_Records to process:_
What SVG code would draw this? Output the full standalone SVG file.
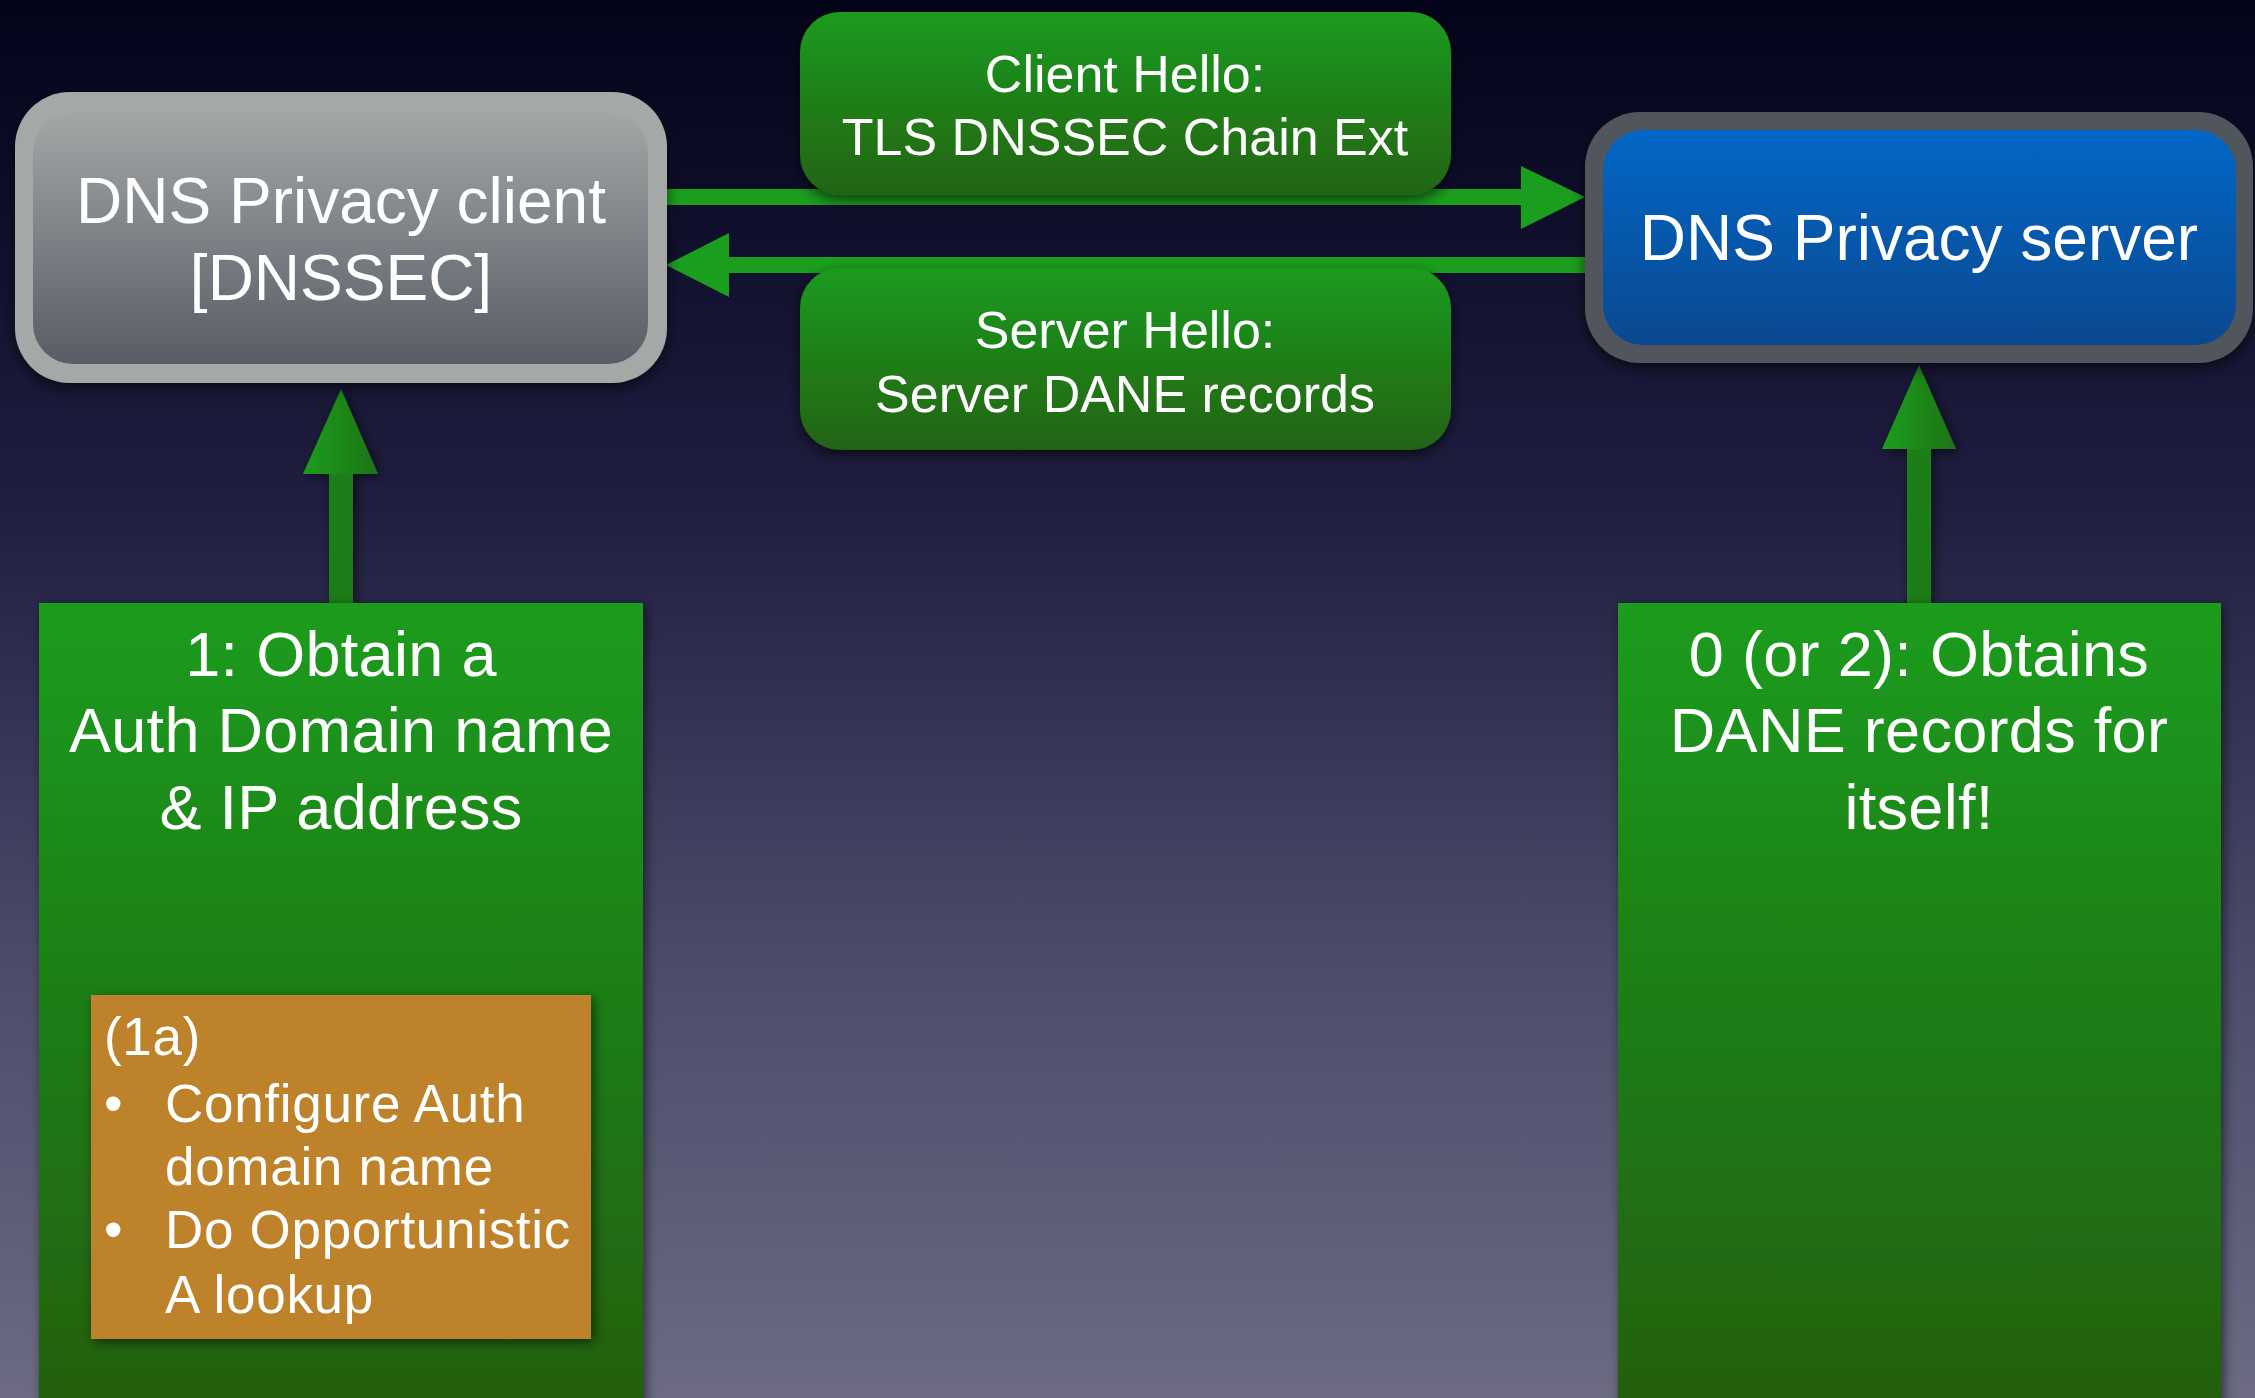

--

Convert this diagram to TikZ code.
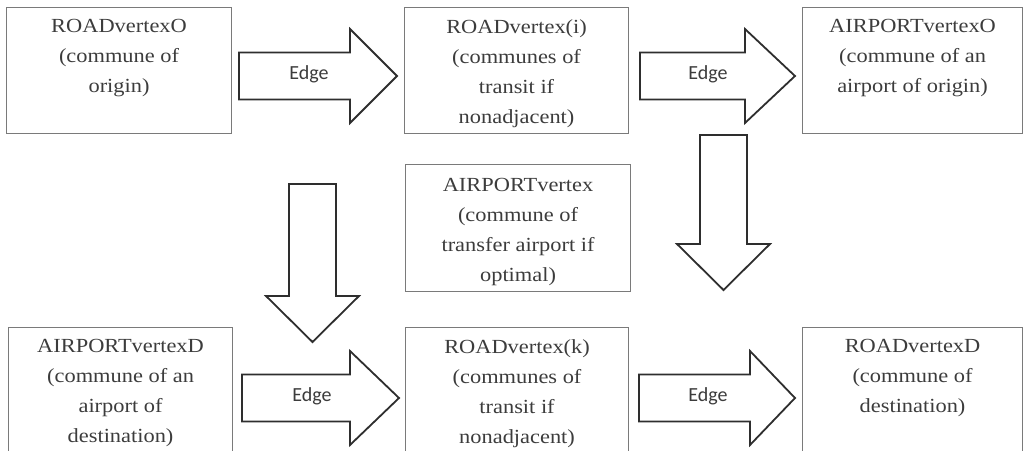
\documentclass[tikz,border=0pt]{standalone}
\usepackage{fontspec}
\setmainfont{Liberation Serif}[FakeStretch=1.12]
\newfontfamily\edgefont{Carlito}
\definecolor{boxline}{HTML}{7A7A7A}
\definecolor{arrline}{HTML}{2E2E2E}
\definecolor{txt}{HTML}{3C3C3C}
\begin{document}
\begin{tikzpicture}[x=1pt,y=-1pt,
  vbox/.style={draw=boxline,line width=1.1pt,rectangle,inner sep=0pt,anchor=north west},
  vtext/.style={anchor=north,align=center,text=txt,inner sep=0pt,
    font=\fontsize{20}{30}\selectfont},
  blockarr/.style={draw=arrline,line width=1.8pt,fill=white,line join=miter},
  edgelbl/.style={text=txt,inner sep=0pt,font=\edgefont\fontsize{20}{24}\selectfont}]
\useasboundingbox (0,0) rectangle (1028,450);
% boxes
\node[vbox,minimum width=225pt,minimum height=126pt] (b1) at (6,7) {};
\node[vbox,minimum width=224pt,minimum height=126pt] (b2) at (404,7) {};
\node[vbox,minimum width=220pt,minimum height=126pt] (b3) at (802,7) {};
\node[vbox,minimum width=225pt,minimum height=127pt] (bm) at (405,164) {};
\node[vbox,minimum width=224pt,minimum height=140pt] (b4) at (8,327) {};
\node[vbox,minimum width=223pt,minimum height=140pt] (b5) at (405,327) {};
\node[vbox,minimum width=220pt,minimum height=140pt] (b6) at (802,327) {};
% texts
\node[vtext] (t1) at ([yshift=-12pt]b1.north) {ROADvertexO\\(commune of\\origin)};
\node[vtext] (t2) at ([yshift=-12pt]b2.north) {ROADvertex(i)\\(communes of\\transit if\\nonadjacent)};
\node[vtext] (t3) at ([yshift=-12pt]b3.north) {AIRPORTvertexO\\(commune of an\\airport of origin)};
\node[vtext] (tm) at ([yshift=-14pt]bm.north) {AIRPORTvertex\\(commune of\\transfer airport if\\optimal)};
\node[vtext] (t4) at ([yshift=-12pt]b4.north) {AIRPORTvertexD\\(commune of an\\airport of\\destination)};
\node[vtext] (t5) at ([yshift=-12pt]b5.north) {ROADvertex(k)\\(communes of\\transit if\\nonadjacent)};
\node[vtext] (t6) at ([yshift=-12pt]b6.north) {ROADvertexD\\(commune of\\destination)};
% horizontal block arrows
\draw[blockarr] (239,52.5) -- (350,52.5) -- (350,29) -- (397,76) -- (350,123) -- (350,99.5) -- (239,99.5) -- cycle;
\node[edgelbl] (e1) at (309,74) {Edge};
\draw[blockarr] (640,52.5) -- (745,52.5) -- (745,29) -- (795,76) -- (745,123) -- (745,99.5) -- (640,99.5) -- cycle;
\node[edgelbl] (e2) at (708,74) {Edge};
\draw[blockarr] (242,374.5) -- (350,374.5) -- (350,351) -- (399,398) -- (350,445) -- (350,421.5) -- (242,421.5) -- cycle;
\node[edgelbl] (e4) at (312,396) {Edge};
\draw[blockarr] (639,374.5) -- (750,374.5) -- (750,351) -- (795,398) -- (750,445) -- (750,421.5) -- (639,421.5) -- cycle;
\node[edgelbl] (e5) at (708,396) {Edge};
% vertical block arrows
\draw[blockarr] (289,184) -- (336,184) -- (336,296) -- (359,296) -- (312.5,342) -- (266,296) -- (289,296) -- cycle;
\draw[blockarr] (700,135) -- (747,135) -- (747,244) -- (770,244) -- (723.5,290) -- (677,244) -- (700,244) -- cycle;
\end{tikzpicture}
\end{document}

_Task instructions:_
State how many lines of the records above contain the word "this", and give only that number.

_The solution:_
2